Edge – April 2009
Ted Dabney was the cofounder of Atari along with Nolan Bushnell. Unfortunately Nolan was the voice of the company and anything that was said concerning the company came from Nolan, whether it was true or not. Ted sold his half of the company to Nolan after two years but for the next thirty years never publicly said anything about the company.
It was Ralph Baer’s idea for me to do an article about Ted Dabney, and it was he who supplied me with Ted’s contact information. I don’t know where he got it from. At first Ted was reluctant to tell his side of Atari’s story, but after I told him about a Nolan Bushnell movie that Leonardo DiCaprio’s production company was planning, and which Ted hadn’t known about, I began to gain his confidence. I even contacted DiCaprio’s company and told them they should get in touch with Ted, but the movie died shortly afterwards.

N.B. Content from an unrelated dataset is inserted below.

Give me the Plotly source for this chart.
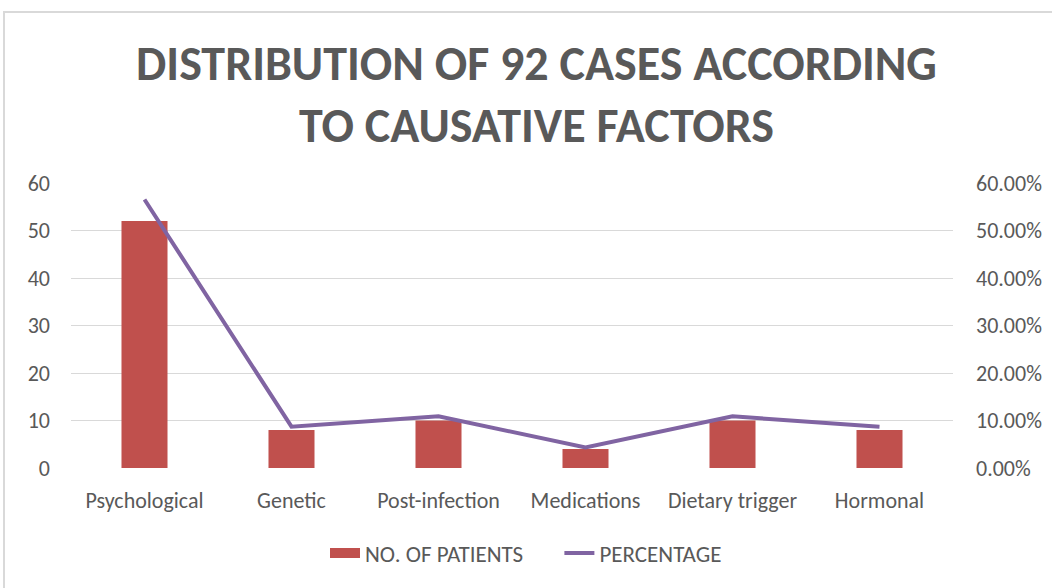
import plotly.graph_objects as go

categories = ["Psychological", "Genetic", "Post-infection", "Medications", "Dietary trigger", "Hormonal"]
patients = [52, 8, 10, 4, 10, 8]
percentage = [0.5652, 0.0870, 0.1087, 0.0435, 0.1087, 0.0870]

FONT = "Calibri, Carlito, Lato, sans-serif"
TXT = "#595959"
BAR_C = "#C0504D"
LINE_C = "#8064A2"

fig = go.Figure()
fig.add_trace(go.Bar(x=categories, y=patients, name="NO. OF PATIENTS", showlegend=False,
                     marker=dict(color=BAR_C, line=dict(width=0)), yaxis="y"))
# legend swatch for the bars (wide rectangle like the original)
fig.add_trace(go.Scatter(x=[None], y=[None], name="NO. OF PATIENTS" + "\u00a0" * 6, mode="lines",
                         line=dict(color=BAR_C, width=14), yaxis="y", hoverinfo="skip"))
fig.add_trace(go.Scatter(x=categories, y=percentage, name="PERCENTAGE", mode="lines",
                         line=dict(color=LINE_C, width=4), yaxis="y2"))

W, H = 1052, 588
L, R, T, B = 71, 99, 183, 120
ph = H - T - B
pw = W - L - R

fig.update_layout(
    width=W, height=H,
    margin=dict(l=L, r=R, t=T, b=B, autoexpand=False),
    paper_bgcolor="white", plot_bgcolor="white",
    font=dict(family=FONT, color=TXT, size=22),
    title=dict(text="<b>DISTRIBUTION OF 92 CASES ACCORDING<br>TO CAUSATIVE FACTORS</b>",
               x=0.51, xanchor="center", y=1 - 80 / H, yanchor="middle",
               font=dict(family=FONT, size=48, color=TXT)),
    bargap=0.687,
    xaxis=dict(showgrid=False, showline=False, ticks="", ticklabelstandoff=17,
               tickfont=dict(size=22, color=TXT)),
    yaxis=dict(range=[0, 60], dtick=10, showgrid=True, gridcolor="#D9D9D9", gridwidth=1,
               zeroline=False, showline=False, ticks="", ticklabelstandoff=20,
               tickfont=dict(size=22, color=TXT)),
    yaxis2=dict(range=[0, 0.6], dtick=0.1, tickformat=".2%", overlaying="y", side="right",
                showgrid=False, zeroline=False, showline=False, ticks="", ticklabelstandoff=22,
                tickfont=dict(size=22, color=TXT)),
    legend=dict(orientation="h", x=(526 - L) / pw, xanchor="center", y=(468 - 553) / ph, yanchor="middle",
                font=dict(size=23, color=TXT), itemwidth=30, traceorder="normal"),
    showlegend=True,
)

fig.add_shape(type="rect", xref="paper", yref="paper",
              x0=(4 - L) / pw, x1=(W + 10 - L) / pw,
              y0=(H - B - (H + 10)) / ph, y1=(H - B - 12) / ph,
              line=dict(color="#D9D9D9", width=2), fillcolor="rgba(0,0,0,0)", layer="below")

fig.write_html("out.html", config={"displayModeBar": False},
               post_script="document.body.style.margin='0';document.body.style.padding='0';")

The article turned out better than I expected. Ted contradicted many of the stories that had been part of Atari lore. I had considered asking Nolan for his side of the story but then decided that Nolan had thirty years to tell his side. Now it was Ted’s turn. But how do I know that Ted had been telling me the truth? Well this was my favorite contradiction. For thirty years Nolan had been saying how he relocated his infant daughter out of her bedroom so they could turn that bedroom into a lab. Well Ted informed me that it was his daughter who had been relocated, not Nolan’s. Approximately a year after this article was published I read an interview with Nolan where he now claimed that both of their daughters had been relocated.
This article began a long friendship I had with Ted until his death in 2018. I hoped the article would bring notoriety for Ted just as my previous article had done for Ralph Baer. But Ted wasn’t really interested in the glory. He had put the videogame industry behind him years earlier. But then in early 2018, after I announced that Ted was suffering from esophagus cancer, a group from the Smithsonian Institution asked me if I could set up for them to visit Ted for an oral history from his point of view. He agreed. And then in March, 2018 he called me because he was astounded. The Smithsonian sent a group of seven people to California to interview him for eight hours. He never realized before that so many people cared about him and what he had to say.
My only regret about this article, which the British Edge published in their special 200th edition, is that it didn’t include my byline. Edge didn’t include the byline of any of the authors, although I am mentioned on the contributor page. Even when Edge posted this article in 2018 shortly after Ted’s death in May, they didn’t mention that I was responsible for it.